This is an article that I rediscovered today which was published a few months back, but it covers a good chunk of the things I would like to say about libraries in the US today. Things that I’ve had on my mind, and wonder how much people know about. Using information from the Pew Research Center’s Internet & American Life Project, and from the ALA’s State of the Library Report (linked in the image on the right) this article showcases just how much libraries are used in the US. (Spoiler: the answer is A LOT!) As the article states:
“Ironically, the best-kept secret about America’s libraries is that they are wildly, deeply, and incontrovertibly popular. They are as actively used as ever, if not more.“
I think a lot of people forget that libraries are not just book repositories anymore, and in reality, they haven’t been for a very long time.

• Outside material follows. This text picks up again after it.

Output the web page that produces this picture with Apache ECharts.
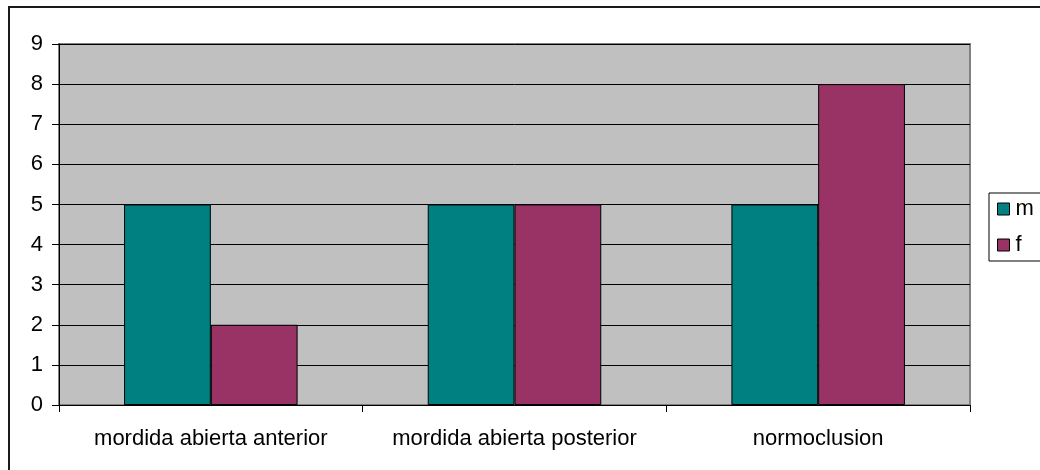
<!DOCTYPE html>
<html>
<head>
<meta charset="utf-8">
<script src="https://cdn.jsdelivr.net/npm/echarts@6/dist/echarts.min.js"></script>
<style>
  html, body { margin: 0; padding: 0; background: #fff; }
  #chart { width: 1040px; height: 470px; }
</style>
</head>
<body>
<div id="chart"></div>
<script>
// Counts per bite type, split by sex
const categories = ['mordida abierta anterior', 'mordida abierta posterior', 'normoclusion'];
const seriesNames = ['m', 'f'];
const valuesM = [5, 5, 5];
const valuesF = [2, 5, 8];
const yMax = 9;
const yStep = 1;

const FONT = '"Liberation Sans", Arial, sans-serif';
const FS = 22;
const chart = echarts.init(document.getElementById('chart'), null, { renderer: 'canvas' });

const barStyle = (color) => ({ color: color, borderColor: '#000', borderWidth: 1 });

chart.setOption({
  animation: false,
  backgroundColor: '#fff',
  textStyle: { fontFamily: FONT },
  graphic: [{
    // outer chart frame (runs off the right and bottom edges)
    type: 'rect',
    z: 0,
    shape: { x: 9, y: 7, width: 1100, height: 520 },
    style: { fill: 'none', stroke: '#1a1a1a', lineWidth: 2 }
  }],
  grid: {
    left: 59, top: 44, right: 70, bottom: 65,
    show: true,
    backgroundColor: '#C0C0C0',
    borderColor: '#808080',
    borderWidth: 2
  },
  legend: {
    orient: 'vertical',
    left: 989, top: 193,
    padding: [5, 60, 5, 8],
    itemGap: 14,
    itemWidth: 12, itemHeight: 12,
    itemStyle: { borderColor: '#000', borderWidth: 1 },
    borderColor: '#000', borderWidth: 1,
    backgroundColor: '#fff',
    icon: 'rect',
    textStyle: { fontFamily: FONT, fontSize: FS, color: '#000', lineHeight: 22, padding: [0, 0, 0, 1] },
    data: seriesNames
  },
  xAxis: {
    type: 'category',
    data: categories,
    boundaryGap: true,
    axisLine: { lineStyle: { color: '#000', width: 1 } },
    axisTick: { show: true, length: 7, lineStyle: { color: '#000' } },
    axisLabel: { color: '#000', fontFamily: FONT, fontSize: FS, margin: 23, interval: 0 },
    splitLine: { show: false }
  },
  yAxis: {
    type: 'value',
    min: 0, max: yMax, interval: yStep,
    axisLine: { show: true, lineStyle: { color: '#000', width: 1 } },
    axisTick: { show: true, length: 7, lineStyle: { color: '#000' } },
    axisLabel: { color: '#000', fontFamily: FONT, fontSize: FS, margin: 16 },
    splitLine: { show: true, lineStyle: { color: '#000', width: 1 } }
  },
  series: [
    {
      name: seriesNames[0], type: 'bar', data: valuesM,
      barGap: '0%', barCategoryGap: '42.86%',
      itemStyle: barStyle('#008080')
    },
    {
      name: seriesNames[1], type: 'bar', data: valuesF,
      barGap: '0%', barCategoryGap: '42.86%',
      itemStyle: barStyle('#993366')
    }
  ]
});
</script>
</body>
</html>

Libraries today house far more than just books. Most every library now-a-days have computers and most also allow free WiFi access to patrons. I’ve worked in one or two where patrons are able to check out iPads, ereaders like Nooks and Kindles, and even laptops. And of course, I can’t forget e-books. You might be surprised to discover just how many e-books, and electronic audiobooks your library has access to. Many libraries also offer discount tickets to local museums. I’ve seen several who offer book club kits, or educational kits to parents and teachers. Ms. Clark also points out, in her article, one of my favorite new-ish trends: libraries that loan some pretty unusual stuff. (For example: household tools, fishing gear, and even baking equipment!)
And with all those many items being offered for public use, we still haven’t mentioned all the various programs and services that take place at public libraries each year. Everything from regular storytime programs, author visits, and book groups (for children and adults); to LEGO Clubs or Mini-Golf in the Library. Many libraries offer career and technology help for patrons as well. And of course, there is the library staff. Librarians are not only helping patrons locate information in books, but they are essential to helping children, teens, and adults wade through the quagmire of information that is available online.
There is a certain idea of the modern library and how it looks in America and other countries around the world. We tend to forget that this version of the library is not the only one that has ever existed. Libraries, in one form or another, whether for public or private use, have existed almost as long as civilization has been around. The library at Alexandria is one example. The Pharaohs of ancient Egypt had them too. In fact, archeological sites are still digging up libraries that date back more than 5,000 years. The point I’m trying to make here, friends, is that libraries, like people, have evolved to suit the needs of that civilization. Just because new technologies have become available does not mean that our modern library is doomed. It just means its time to adapt to a new model, and of course, there is going to be some argument and dissension over what that new model will look like. I for one, am excited to see where it will go.
As a final note: please remember to support public and school libraries. They really do make our communities and our world better.